August 3, 2010
by Jason Mikell, Esquire
Business Law, Criminal Defense, DUI, Family Court, Law Enforcement Procedure, Legal, Personal Injury
0 comments
Facebook Can Make Or Break Your Case
There’s an old saying about diaries: “keep a diary and one day it may keep you.”
Much the same could be said about Facebook and other social networking media.
At Mikell Law Firm, one of the first questions we ask a prospective client is whether or not they – or any other known party to the case – has a Facebook page. This is because the way we communicate has changed drastically over the past few years and our rules of procedure and evidence are changing right along with it.
This fact is beautifully hightlighted in an article that appears today in Law.com. The author, an employment law specialist, notes that an employee’s unlawful termination case could be seriously undermined if they had blithely posted or tweeted that he or she “would do anything do get back at my employer.”
But you can protect yourself with “privacy settings” – right? Think again.

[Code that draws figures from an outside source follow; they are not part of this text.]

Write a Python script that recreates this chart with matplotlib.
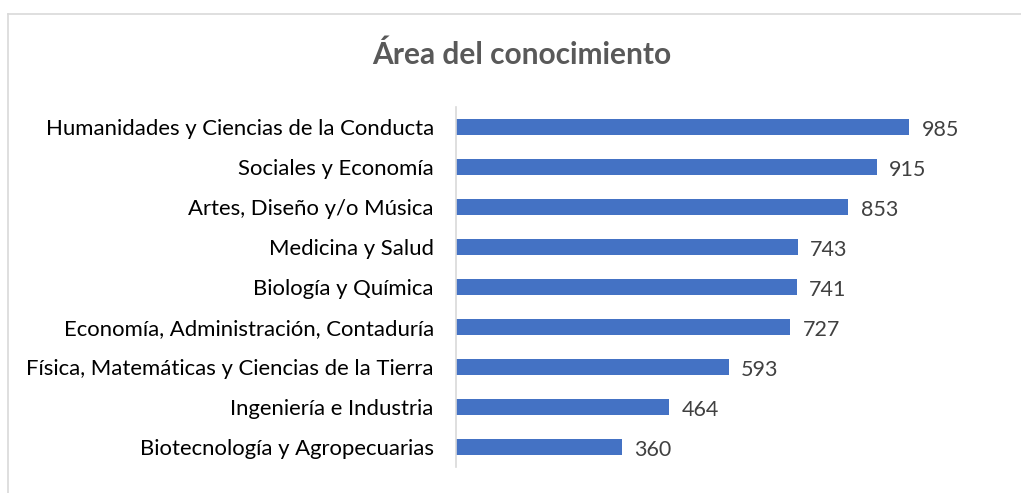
import matplotlib
matplotlib.use("Agg")
import matplotlib.pyplot as plt
from matplotlib.lines import Line2D

categories = [
    "Humanidades y Ciencias de la Conducta",
    "Sociales y Economía",
    "Artes, Diseño y/o Música",
    "Medicina y Salud",
    "Biología y Química",
    "Economía, Administración, Contaduría",
    "Física, Matemáticas y Ciencias de la Tierra",
    "Ingeniería e Industria",
    "Biotecnología y Agropecuarias",
]
values = [985, 915, 853, 743, 741, 727, 593, 464, 360]
title = "Área del conocimiento"

plt.rcParams['font.family'] = ['Lato', 'DejaVu Sans']

W, H = 1021, 493
fig = plt.figure(figsize=(W / 100, H / 100), dpi=100)
ax = fig.add_axes([456 / W, 1 - 467 / H, (1011 - 456) / W, (467 - 107) / H])

ypos = list(range(len(categories)))
bars = ax.barh(ypos, values, height=0.40, color="#4472C4")
ax.set_ylim(len(categories) - 0.5, -0.5)
ax.set_xlim(0, 1207)
ax.set_yticks(ypos)
ax.set_yticklabels(categories, fontsize=15.9, color="#000000")
ax.tick_params(axis="y", length=0, pad=16)
ax.set_xticks([])
for s in ["top", "right", "bottom"]:
    ax.spines[s].set_visible(False)
ax.spines["left"].set_color("#D9D9D9")
ax.spines["left"].set_linewidth(1.2)

for b, v in zip(bars, values):
    ax.annotate(str(v), xy=(b.get_width(), b.get_y() + b.get_height() / 2),
                xytext=(9, -2), textcoords="offset points", va="center", ha="left",
                fontsize=15.5, color="#404040")

fig.text(522 / W, 1 - 55 / H, title, ha="center", va="center", fontsize=21.5,
         fontweight="bold", color="#595959")

# chart border (top and left)
fig.add_artist(Line2D([8 / W, 1.0], [1 - 14 / H, 1 - 14 / H], transform=fig.transFigure,
                      color="#D9D9D9", linewidth=1.2))
fig.add_artist(Line2D([8 / W, 8 / W], [1 - 14 / H, 0.0], transform=fig.transFigure,
                      color="#D9D9D9", linewidth=1.2))

fig.savefig("out.png", dpi=100)
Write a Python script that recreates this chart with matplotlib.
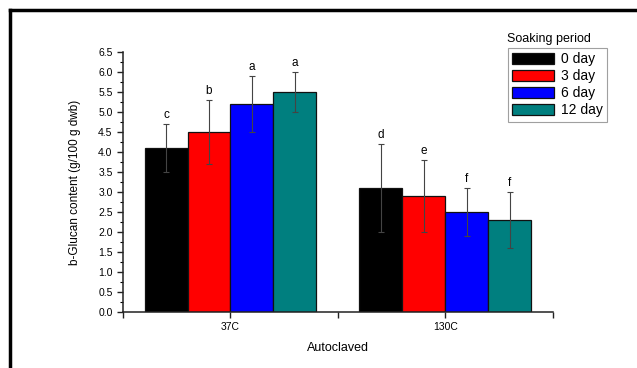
import matplotlib
matplotlib.use("Agg")
import matplotlib.pyplot as plt
from matplotlib.lines import Line2D
import numpy as np

plt.rcParams['font.family'] = ['Liberation Sans', 'DejaVu Sans']

groups = ['37C', '130C']
periods = ['0 day', '3 day', '6 day', '12 day']
colors = ['#000000', '#ff0000', '#0000ff', '#007f7f']
values = [[4.1, 3.1], [4.5, 2.9], [5.2, 2.5], [5.5, 2.3]]
errors = [[0.6, 1.1], [0.8, 0.9], [0.7, 0.6], [0.5, 0.7]]
letters = [['c', 'd'], ['b', 'e'], ['a', 'f'], ['a', 'f']]

fig = plt.figure(figsize=(6.37, 3.68), dpi=100)
ax = fig.add_axes([0.1931, 0.1522, 0.675, 0.7065])

x = np.arange(1, len(groups) + 1)
w = 0.2
handles = []
for k in range(len(periods)):
    xs = x + (k - 1.5) * w
    b = ax.bar(xs, values[k], w, color=colors[k], edgecolor='#111111',
               linewidth=0.9, label=periods[k])
    handles.append(b)
    ax.errorbar(xs, values[k], yerr=errors[k], fmt='none', ecolor='#444444',
                elinewidth=0.8, capsize=2.3, capthick=0.8)
    for xi, v, e, t in zip(xs, values[k], errors[k], letters[k]):
        ax.annotate(t, (xi, v + e), xytext=(0, 2), textcoords='offset points',
                    ha='center', va='bottom', fontsize=8.5)

ax.set_xlim(0.5, 2.5)
ax.set_ylim(0, 6.5)
ax.set_xticks([0.5, 1, 1.5, 2, 2.5])
ax.set_xticklabels(['', groups[0], '', groups[1], ''], fontsize=7.5)
ax.set_yticks(np.arange(0, 6.51, 0.5))
ax.set_yticklabels(['%.1f' % v for v in np.arange(0, 6.51, 0.5)], fontsize=7.5)
ax.set_yticks(np.arange(0.25, 6.5, 0.5), minor=True)
ax.tick_params(axis='both', direction='out', length=4, width=1, color='#222222')
ax.tick_params(axis='y', which='minor', direction='out', length=2.5, width=0.8)
for s in ['top', 'right']:
    ax.spines[s].set_visible(False)
for s in ['left', 'bottom']:
    ax.spines[s].set_linewidth(1.1)
    ax.spines[s].set_color('#222222')

ax.set_xlabel('Autoclaved', fontsize=9, labelpad=7)
ax.set_ylabel('b-Glucan content (g/100 g dwb)', fontsize=8.5, labelpad=12)

leg = ax.legend(handles=handles, loc='upper right', bbox_to_anchor=(1.1256, 1.015),
                fontsize=10, frameon=True, fancybox=False, edgecolor='#888888',
                handlelength=3.0, handleheight=0.9, handletextpad=0.5,
                labelspacing=0.22, borderpad=0.3, borderaxespad=0)
leg.get_frame().set_linewidth(0.8)
fig.text(0.862, 0.893, 'Soaking period', fontsize=9, ha='center', va='center')

# outer frame lines
fig.add_artist(Line2D([0.0157, 1.0], [0.973, 0.973], color='black', lw=2.5))
fig.add_artist(Line2D([0.0157, 0.0157], [0.0, 0.973], color='black', lw=2.5))

fig.savefig('out.png', dpi=100)
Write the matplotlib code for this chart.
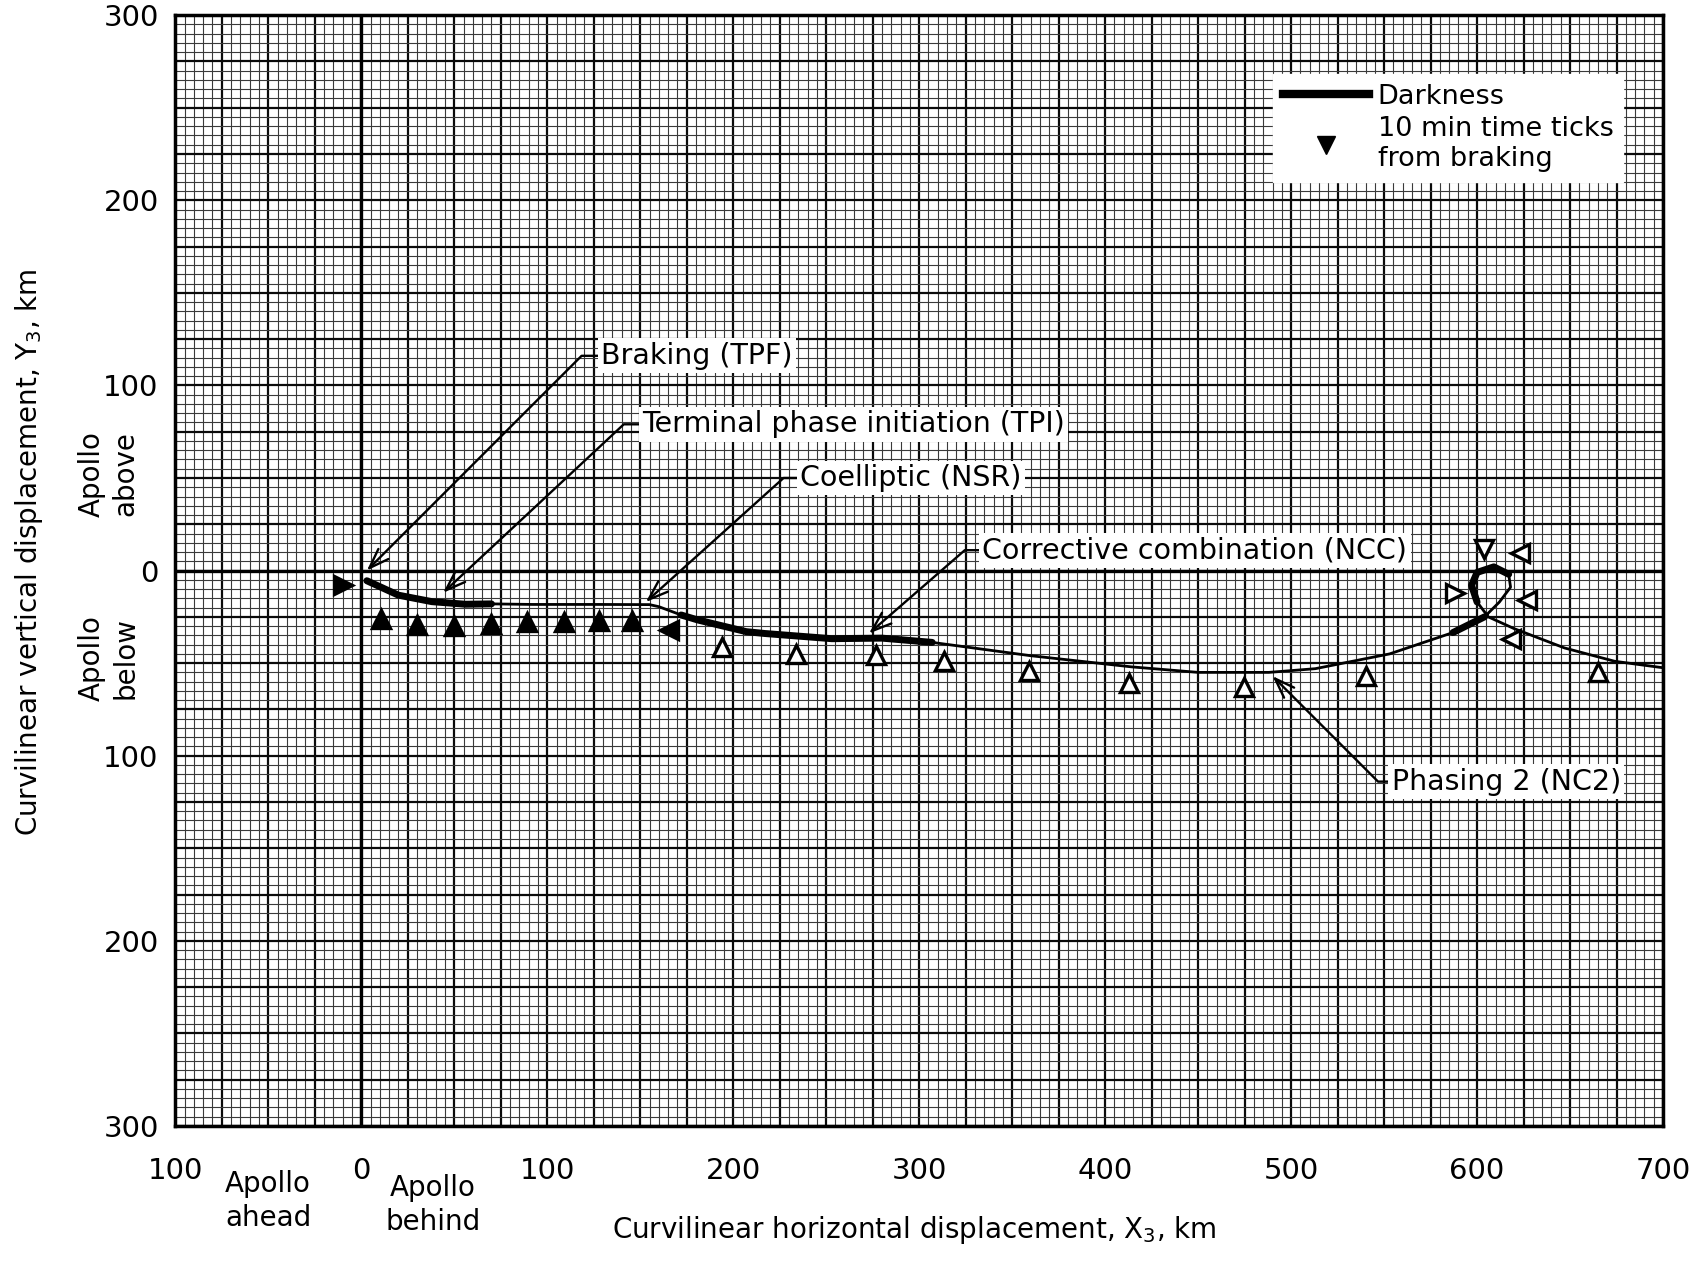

Recently, in EEOC v. Simply Storage Management, a federal court permitted an employer to obtain discovery of an employee’s social networking activity that, through privacy settings, the employee had made “private” and not available to the general public.
Once you warn your client that social networking communications could jeapordize the case, can the client run home and dismantle the Facebook page and get off of Tweeter? Apparently not. Courts are treating social networking communications much the way they treat e-mails: if you reasonably anticipate litigation, you run the risk of sanctions for “spoiliation” if you do not take measures to preserve evidence.
As the author of the piece rightly states “if your client is sued by an individual and you are not harnessing the power of social media as part of your litigation strategy, you’re making a BIG mistake”.